Bangsa Indonesia juga menjunjung adab yang baik terhadap orang lain sebagaimana dirumuskan dalam Pancasila sila kedua yaitu “Kemanusiaan yang adil dan beradab”. Dari sila tersebut kita juga bisa merumuskan bahwa berkata yang baik dan sopan juga merupakan implementasi dari pancasila sila ke dua.
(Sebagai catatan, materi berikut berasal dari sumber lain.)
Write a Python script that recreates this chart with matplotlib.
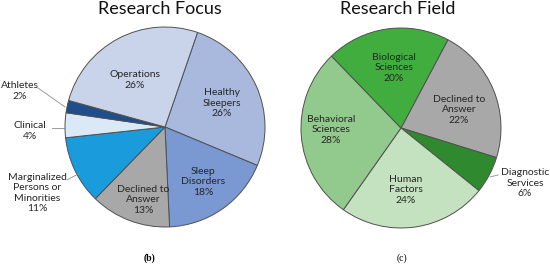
import matplotlib
matplotlib.use("Agg")
import matplotlib.pyplot as plt

# Research Focus (b), clockwise from the top-right boundary
focus_labels = ["Healthy\nSleepers", "Sleep\nDisorders", "Declined to\nAnswer",
                "Marginalized\nPersons or\nMinorities", "Clinical", "Athletes", "Operations"]
focus_pct = [26, 18, 13, 11, 4, 2, 26]
focus_colors = ["#a9b9de", "#7a98d2", "#a8a8a8", "#1a9bdc", "#dbe9f7", "#1f4e8a", "#c9d3ea"]

# Research Field (c), clockwise from the top-right boundary
field_labels = ["Declined to\nAnswer", "Diagnostic\nServices", "Human\nFactors",
                "Behavioral\nSciences", "Biological\nSciences"]
field_pct = [22, 6, 24, 28, 20]
field_colors = ["#a8a8a8", "#2f8a2f", "#c4e2bf", "#92c98c", "#41ad3f"]

plt.rcParams['font.family'] = ['Lato', 'DejaVu Sans']

fig = plt.figure(figsize=(5.5, 2.67), dpi=100)
ax = fig.add_axes([0, 0, 1, 1])

wp = dict(edgecolor="#505050", linewidth=0.7)
ax.pie(focus_pct, colors=focus_colors, startangle=71, counterclock=False,
       center=(165, -127), radius=100, wedgeprops=wp, frame=True)
ax.pie(field_pct, colors=field_colors, startangle=62, counterclock=False,
       center=(401, -128), radius=100, wedgeprops=wp, frame=True)
ax.set_xlim(0, 550)
ax.set_ylim(-267, 0)
ax.set_aspect('equal')
ax.axis('off')

# label positions (pixels)
focus_pos = [(222, 103), (203, 182), (143, 200), (37, 193), (30, 131), (20, 91), (135, 80)]
field_pos = [(459, 110), (525, 183), (406, 190), (331, 130), (394, 68)]

tc = "#262626"
for lab, p, (x, y) in zip(focus_labels, focus_pct, focus_pos):
    ax.text(x, -y, f"{lab}\n{p}%", ha='center', va='center', fontsize=7.5,
            color=tc, linespacing=1.15)
for lab, p, (x, y) in zip(field_labels, field_pct, field_pos):
    ax.text(x, -y, f"{lab}\n{p}%", ha='center', va='center', fontsize=7.5,
            color=tc, linespacing=1.15)

# leader lines
lc = "#8c8c8c"
ax.plot([38, 65], [-88, -107], color=lc, lw=0.6)
ax.plot([52, 65], [-128, -128], color=lc, lw=0.6)
ax.plot([67, 80], [-180, -173], color=lc, lw=0.6)
ax.plot([490, 498], [-177, -175], color=lc, lw=0.6)

ax.text(160, -9, "Research Focus", ha='center', va='center', fontsize=13, color="#111111")
ax.text(398, -9, "Research Field", ha='center', va='center', fontsize=13, color="#111111")
ax.text(150, -258, "(b)", ha='center', va='center', fontsize=7,
        fontweight='bold', family='Liberation Serif')
ax.text(402, -258, "(c)", ha='center', va='center', fontsize=7,
        family='Liberation Serif')

fig.savefig("out.png", dpi=100)
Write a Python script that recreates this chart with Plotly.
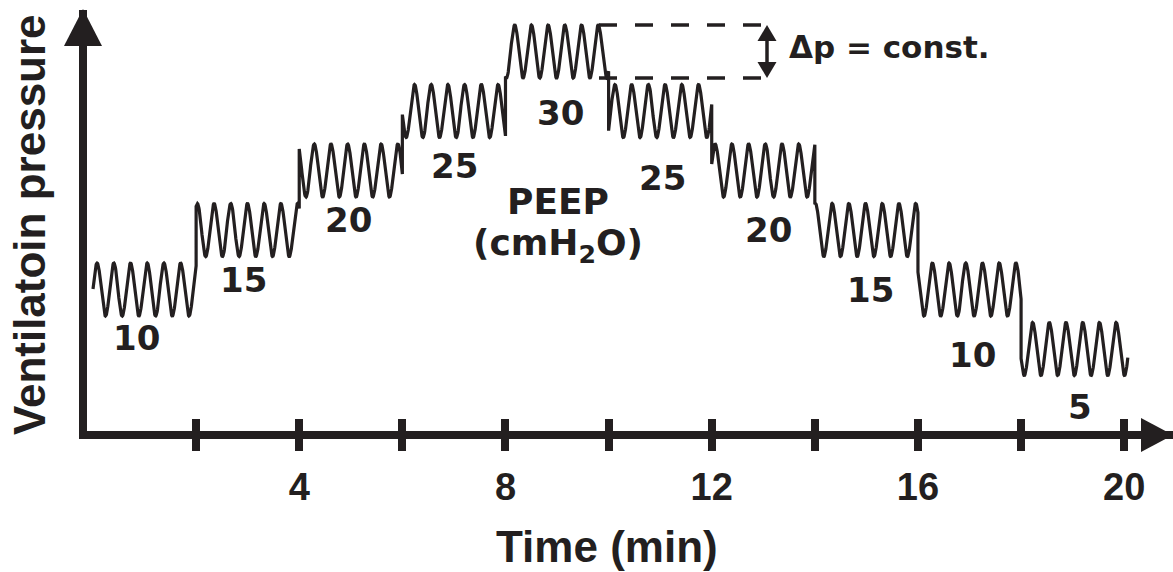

Bangsa Indonesia dulu terkenal dengan ramah tamahnya karena kemampuan memadukan karakter bangsa dan karakter muslim.
Penggunaan lisan untuk berbicara yang baik ternyata lebih efektif untuk menggapai pahala daripada bersedekah namun diikuti dengan perkataan yang menyakiti hati orang sebagaimana firman Allah swt  dalam al-Qur’an surat al-Baqarah ayat 263 yang artinya: “Perkataan yang baik dan lemah lembut yang tidak menyakiti lebih baik daripada memberi akan tetapi dengan disertai kata-kata yang menyakitkan.”. Menyakiti si penerima sedekah dan mengungkit-ungkit sedekah hanya akan menghilangkan pahala sedekah. Sebagaimana dijelaskan dalam ayat sesudahnya yaitu ayat 264: Hai orang-orang yang beriman, janganlah kamu menghilangkan (pahala) sedekahmu dengan menyebut-nyebutnya dan menyakiti (perasaan si penerima), seperti orang yang menafkahkan hartanya karena riya kepada manusia dan dia tidak beriman kepada Allah dan hari kemudian. Maka perumpamaan orang itu seperti batu licin yang di atasnya ada tanah, kemudian batu itu ditimpa hujan lebat, lalu menjadilah dia bersih (tidak bertanah). Mereka tidak menguasai sesuatu pun dari apa yang mereka usahakan. Dan Allah tidak memberi petunjuk kepada orang-orang kafir.”
            Dalam peristiwa isra’ dan mi’raj, nabi Muhammad saw melihat ada sapi yang keluar dari batu melalui lobang kecil, yang maknanya adalah sapi ibarat perkataan seseorang. Bahwasanya perkataan yang sudah keluar tidak bisa kembali sebagaimana tidak bisa kembalinya sapi melalui lubang yang kecil di batu.
Dari sekelumit uraian ini kita bisa menarik benang merah pentingnya perkataan yang baik dalam muamalah. Semoga Allah meridhai lisan dan hati kita agar senantiasa terhiasi dalam kebaikan sehingga lisan dan hati kita tersebut dapat bermanfaat bagi kita sendiri maupun orang lain. Aamiin.